Available data ▸

━━━━━━

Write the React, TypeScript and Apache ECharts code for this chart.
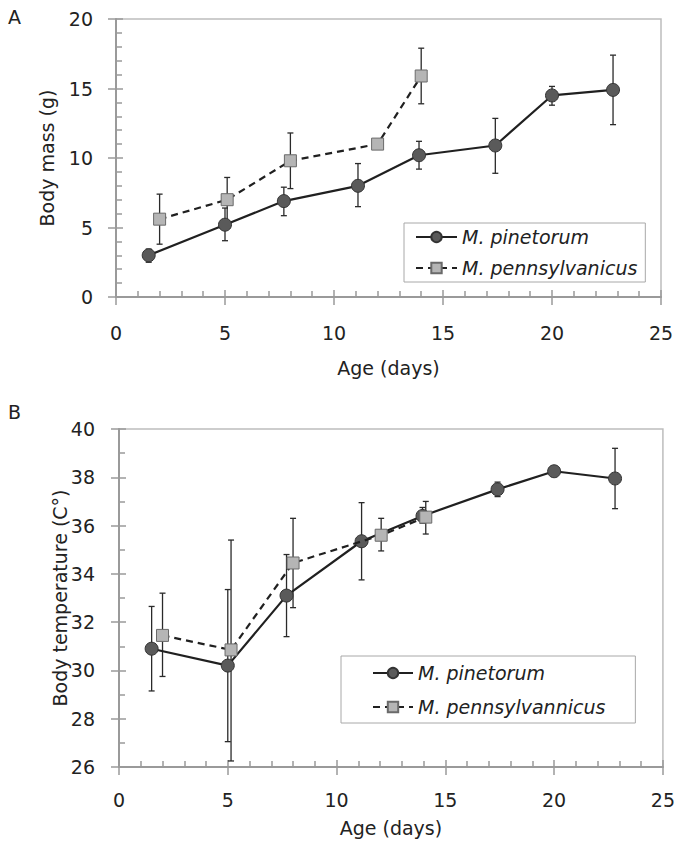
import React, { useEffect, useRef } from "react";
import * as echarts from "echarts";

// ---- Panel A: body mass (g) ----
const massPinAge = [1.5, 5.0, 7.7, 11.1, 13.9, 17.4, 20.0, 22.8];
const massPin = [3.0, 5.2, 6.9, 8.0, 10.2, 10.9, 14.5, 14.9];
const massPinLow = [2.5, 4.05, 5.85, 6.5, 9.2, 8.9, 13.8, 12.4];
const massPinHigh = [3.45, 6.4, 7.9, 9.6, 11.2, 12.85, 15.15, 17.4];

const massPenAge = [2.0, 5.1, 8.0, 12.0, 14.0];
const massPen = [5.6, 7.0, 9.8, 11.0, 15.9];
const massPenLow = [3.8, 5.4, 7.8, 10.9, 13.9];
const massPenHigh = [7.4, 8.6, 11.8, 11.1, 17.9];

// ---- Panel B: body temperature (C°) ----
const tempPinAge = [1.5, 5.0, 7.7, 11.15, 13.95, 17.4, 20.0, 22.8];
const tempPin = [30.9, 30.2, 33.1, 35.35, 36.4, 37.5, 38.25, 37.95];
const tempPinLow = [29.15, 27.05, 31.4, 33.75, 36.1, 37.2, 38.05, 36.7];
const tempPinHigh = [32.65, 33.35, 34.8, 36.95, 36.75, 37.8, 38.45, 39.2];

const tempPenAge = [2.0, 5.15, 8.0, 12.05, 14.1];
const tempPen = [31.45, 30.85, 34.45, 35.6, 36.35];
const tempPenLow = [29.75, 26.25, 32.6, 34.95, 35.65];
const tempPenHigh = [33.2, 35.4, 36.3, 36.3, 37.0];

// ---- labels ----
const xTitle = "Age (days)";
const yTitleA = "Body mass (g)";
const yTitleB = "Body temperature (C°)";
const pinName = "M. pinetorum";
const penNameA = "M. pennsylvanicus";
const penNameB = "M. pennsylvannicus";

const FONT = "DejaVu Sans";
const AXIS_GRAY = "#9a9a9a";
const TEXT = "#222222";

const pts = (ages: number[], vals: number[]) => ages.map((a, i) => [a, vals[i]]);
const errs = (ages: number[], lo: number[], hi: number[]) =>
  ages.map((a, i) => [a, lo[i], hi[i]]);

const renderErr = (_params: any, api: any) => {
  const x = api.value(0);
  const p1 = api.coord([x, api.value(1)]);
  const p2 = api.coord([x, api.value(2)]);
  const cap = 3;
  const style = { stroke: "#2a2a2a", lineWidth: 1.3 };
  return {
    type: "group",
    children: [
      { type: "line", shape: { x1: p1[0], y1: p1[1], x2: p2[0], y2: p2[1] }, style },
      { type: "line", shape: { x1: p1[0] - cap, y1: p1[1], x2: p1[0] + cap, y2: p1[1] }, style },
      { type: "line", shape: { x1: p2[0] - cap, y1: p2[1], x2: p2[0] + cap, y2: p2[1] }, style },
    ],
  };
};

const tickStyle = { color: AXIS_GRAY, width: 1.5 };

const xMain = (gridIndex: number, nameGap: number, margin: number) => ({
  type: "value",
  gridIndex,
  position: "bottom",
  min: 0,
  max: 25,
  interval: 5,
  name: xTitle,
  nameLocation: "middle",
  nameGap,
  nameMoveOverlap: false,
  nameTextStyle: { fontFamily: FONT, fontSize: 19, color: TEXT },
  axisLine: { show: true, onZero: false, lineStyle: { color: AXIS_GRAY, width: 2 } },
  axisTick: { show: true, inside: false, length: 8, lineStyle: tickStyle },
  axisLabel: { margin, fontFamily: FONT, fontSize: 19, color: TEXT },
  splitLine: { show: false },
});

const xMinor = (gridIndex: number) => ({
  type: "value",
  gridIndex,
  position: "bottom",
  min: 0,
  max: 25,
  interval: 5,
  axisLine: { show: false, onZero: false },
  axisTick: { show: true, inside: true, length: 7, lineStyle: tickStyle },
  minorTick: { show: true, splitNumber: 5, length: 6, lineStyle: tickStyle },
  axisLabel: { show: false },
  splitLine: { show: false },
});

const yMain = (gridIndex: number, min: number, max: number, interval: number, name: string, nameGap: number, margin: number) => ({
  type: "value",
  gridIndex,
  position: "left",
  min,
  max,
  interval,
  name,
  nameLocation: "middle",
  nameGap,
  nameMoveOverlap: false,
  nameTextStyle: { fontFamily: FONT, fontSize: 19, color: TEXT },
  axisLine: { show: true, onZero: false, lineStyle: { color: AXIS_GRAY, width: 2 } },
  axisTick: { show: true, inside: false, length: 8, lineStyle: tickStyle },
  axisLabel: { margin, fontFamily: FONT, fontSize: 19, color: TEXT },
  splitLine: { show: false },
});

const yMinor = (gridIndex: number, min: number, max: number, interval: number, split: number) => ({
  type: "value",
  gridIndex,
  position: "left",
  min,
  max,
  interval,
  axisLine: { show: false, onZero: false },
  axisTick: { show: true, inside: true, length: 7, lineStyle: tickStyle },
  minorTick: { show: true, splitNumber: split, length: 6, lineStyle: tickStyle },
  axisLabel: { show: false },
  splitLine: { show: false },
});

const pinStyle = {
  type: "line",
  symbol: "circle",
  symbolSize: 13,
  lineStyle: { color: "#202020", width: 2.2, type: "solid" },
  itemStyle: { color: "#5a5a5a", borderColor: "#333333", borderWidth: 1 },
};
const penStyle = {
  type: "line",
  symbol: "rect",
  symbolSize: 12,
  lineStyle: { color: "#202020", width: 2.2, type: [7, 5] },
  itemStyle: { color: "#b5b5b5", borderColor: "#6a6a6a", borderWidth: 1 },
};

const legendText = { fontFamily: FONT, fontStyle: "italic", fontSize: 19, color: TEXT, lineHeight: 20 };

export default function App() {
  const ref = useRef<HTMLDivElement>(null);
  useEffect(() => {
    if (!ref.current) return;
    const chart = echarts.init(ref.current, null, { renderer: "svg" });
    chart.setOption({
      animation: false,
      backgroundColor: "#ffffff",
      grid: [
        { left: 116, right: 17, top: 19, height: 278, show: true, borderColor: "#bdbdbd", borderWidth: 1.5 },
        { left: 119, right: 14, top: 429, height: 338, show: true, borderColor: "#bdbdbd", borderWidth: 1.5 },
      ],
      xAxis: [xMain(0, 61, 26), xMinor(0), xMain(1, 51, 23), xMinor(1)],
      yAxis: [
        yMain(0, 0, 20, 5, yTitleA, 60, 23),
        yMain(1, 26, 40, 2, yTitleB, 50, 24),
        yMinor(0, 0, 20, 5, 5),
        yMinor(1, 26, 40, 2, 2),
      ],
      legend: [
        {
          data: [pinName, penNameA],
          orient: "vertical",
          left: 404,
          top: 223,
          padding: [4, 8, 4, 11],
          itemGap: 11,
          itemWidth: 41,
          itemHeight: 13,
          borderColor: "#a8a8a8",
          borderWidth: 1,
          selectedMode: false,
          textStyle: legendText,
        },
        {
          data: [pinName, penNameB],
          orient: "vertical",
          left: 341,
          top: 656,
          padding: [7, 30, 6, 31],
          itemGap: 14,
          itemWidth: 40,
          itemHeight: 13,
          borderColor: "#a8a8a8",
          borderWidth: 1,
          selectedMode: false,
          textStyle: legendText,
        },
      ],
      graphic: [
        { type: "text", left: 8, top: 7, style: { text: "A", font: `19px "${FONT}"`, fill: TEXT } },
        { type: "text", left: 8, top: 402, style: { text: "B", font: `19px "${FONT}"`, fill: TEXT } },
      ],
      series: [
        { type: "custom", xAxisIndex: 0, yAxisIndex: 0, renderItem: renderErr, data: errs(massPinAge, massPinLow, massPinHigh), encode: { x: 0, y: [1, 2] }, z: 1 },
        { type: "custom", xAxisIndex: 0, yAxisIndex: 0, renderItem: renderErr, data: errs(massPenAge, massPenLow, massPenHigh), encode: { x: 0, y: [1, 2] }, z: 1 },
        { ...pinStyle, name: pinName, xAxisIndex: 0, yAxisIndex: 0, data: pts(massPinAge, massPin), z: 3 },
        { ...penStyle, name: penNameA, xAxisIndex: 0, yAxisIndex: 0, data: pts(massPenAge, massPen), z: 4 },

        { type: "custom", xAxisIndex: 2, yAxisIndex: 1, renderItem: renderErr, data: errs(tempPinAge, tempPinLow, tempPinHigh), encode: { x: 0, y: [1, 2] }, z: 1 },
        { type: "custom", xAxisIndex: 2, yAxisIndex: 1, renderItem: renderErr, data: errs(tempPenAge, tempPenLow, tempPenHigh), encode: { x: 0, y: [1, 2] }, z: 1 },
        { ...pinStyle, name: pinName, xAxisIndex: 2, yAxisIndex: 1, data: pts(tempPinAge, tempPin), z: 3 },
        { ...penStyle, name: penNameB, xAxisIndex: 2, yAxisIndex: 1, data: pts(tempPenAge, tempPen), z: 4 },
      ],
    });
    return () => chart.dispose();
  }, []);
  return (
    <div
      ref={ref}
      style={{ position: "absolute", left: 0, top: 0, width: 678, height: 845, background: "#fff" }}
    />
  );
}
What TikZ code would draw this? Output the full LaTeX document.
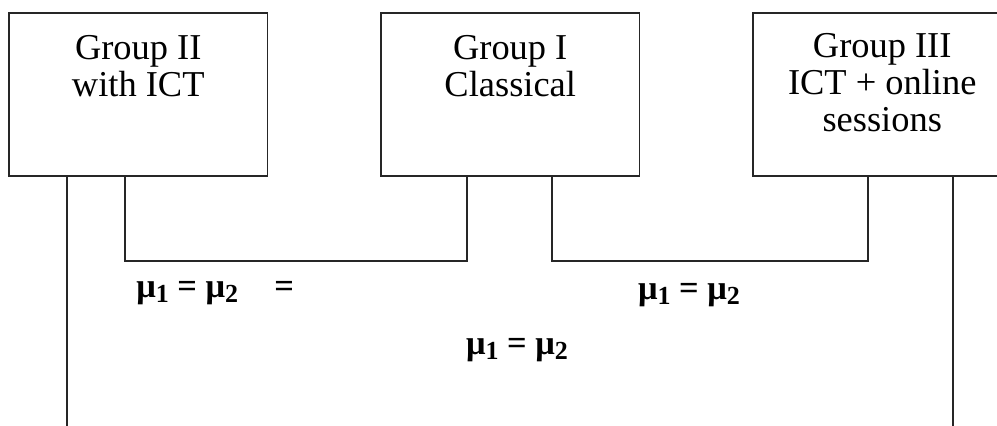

━━━━━━

Exercise ▸ Select the lines from the entries that include the word "this".

Finished exercise ▸
Write the React, TypeScript and Apache ECharts code for this chart.
What TikZ code would draw this? Output the full LaTeX document.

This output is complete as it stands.